* **Your goal**
Gather each line containing the string "that" from these entries.

* **Given records**
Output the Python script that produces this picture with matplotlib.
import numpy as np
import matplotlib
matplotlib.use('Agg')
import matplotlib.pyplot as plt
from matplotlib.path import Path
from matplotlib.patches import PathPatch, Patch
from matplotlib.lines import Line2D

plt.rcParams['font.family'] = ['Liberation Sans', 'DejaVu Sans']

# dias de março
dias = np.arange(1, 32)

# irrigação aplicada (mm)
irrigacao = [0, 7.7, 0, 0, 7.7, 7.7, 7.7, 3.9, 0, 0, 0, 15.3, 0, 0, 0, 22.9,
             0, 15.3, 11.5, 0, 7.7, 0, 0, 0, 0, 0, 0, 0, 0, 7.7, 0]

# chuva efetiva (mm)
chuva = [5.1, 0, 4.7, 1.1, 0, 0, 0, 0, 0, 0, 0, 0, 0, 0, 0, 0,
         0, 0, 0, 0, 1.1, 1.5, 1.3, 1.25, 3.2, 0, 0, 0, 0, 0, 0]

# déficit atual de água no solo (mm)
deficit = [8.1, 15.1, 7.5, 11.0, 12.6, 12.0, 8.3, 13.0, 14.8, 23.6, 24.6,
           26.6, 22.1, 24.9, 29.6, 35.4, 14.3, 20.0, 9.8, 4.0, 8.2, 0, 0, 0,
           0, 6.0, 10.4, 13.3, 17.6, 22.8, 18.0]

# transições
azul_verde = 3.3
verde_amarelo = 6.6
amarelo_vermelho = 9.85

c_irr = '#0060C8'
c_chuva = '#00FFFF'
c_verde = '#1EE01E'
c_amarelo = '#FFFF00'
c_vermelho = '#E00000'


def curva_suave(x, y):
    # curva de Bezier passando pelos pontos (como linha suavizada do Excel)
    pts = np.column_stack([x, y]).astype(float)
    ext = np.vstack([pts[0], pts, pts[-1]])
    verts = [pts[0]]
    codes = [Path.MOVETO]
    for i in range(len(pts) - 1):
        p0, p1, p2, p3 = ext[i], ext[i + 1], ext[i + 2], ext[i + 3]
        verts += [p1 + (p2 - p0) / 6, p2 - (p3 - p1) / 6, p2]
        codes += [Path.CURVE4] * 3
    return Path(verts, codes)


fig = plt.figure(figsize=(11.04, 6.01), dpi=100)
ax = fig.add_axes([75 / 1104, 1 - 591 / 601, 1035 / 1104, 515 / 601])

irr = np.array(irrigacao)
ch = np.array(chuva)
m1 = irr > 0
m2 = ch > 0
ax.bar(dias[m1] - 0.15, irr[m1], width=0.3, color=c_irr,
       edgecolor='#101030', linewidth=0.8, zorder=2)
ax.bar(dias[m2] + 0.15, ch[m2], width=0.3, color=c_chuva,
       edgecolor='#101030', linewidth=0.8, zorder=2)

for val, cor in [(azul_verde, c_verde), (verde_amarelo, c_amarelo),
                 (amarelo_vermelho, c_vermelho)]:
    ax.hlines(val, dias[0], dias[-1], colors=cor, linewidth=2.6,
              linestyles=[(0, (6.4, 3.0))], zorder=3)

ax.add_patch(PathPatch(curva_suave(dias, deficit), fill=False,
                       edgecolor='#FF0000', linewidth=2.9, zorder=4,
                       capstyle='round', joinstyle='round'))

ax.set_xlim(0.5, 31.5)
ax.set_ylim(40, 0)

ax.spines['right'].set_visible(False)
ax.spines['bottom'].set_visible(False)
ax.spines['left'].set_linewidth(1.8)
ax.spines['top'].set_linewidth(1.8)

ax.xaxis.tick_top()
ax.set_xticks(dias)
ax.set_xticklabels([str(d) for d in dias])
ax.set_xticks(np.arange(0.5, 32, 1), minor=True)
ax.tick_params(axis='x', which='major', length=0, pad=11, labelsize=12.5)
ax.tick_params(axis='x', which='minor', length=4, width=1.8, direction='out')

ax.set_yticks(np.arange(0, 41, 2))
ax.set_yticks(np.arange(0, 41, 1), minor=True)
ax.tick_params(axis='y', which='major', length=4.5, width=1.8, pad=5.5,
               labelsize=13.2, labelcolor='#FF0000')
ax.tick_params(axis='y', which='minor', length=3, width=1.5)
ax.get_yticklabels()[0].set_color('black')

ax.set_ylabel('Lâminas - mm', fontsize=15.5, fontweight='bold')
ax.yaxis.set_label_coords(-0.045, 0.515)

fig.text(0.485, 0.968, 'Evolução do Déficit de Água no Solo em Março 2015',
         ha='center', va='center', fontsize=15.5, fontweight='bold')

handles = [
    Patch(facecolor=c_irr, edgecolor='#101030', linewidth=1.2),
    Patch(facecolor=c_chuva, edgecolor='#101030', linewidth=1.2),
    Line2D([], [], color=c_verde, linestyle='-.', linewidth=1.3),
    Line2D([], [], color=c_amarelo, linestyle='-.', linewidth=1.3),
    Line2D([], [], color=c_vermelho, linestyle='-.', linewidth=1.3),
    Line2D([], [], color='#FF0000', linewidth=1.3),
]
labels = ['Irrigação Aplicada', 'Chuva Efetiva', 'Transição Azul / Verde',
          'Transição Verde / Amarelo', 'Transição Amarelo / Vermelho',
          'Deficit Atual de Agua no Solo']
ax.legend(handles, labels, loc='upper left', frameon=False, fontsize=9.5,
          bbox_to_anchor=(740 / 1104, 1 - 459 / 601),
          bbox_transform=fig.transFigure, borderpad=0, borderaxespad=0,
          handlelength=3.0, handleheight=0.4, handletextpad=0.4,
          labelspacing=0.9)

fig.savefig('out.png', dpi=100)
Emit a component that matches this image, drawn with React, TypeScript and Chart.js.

* **Result of the task**
Output the Python script that produces this picture with matplotlib.
Emit a component that matches this image, drawn with React, TypeScript and Chart.js.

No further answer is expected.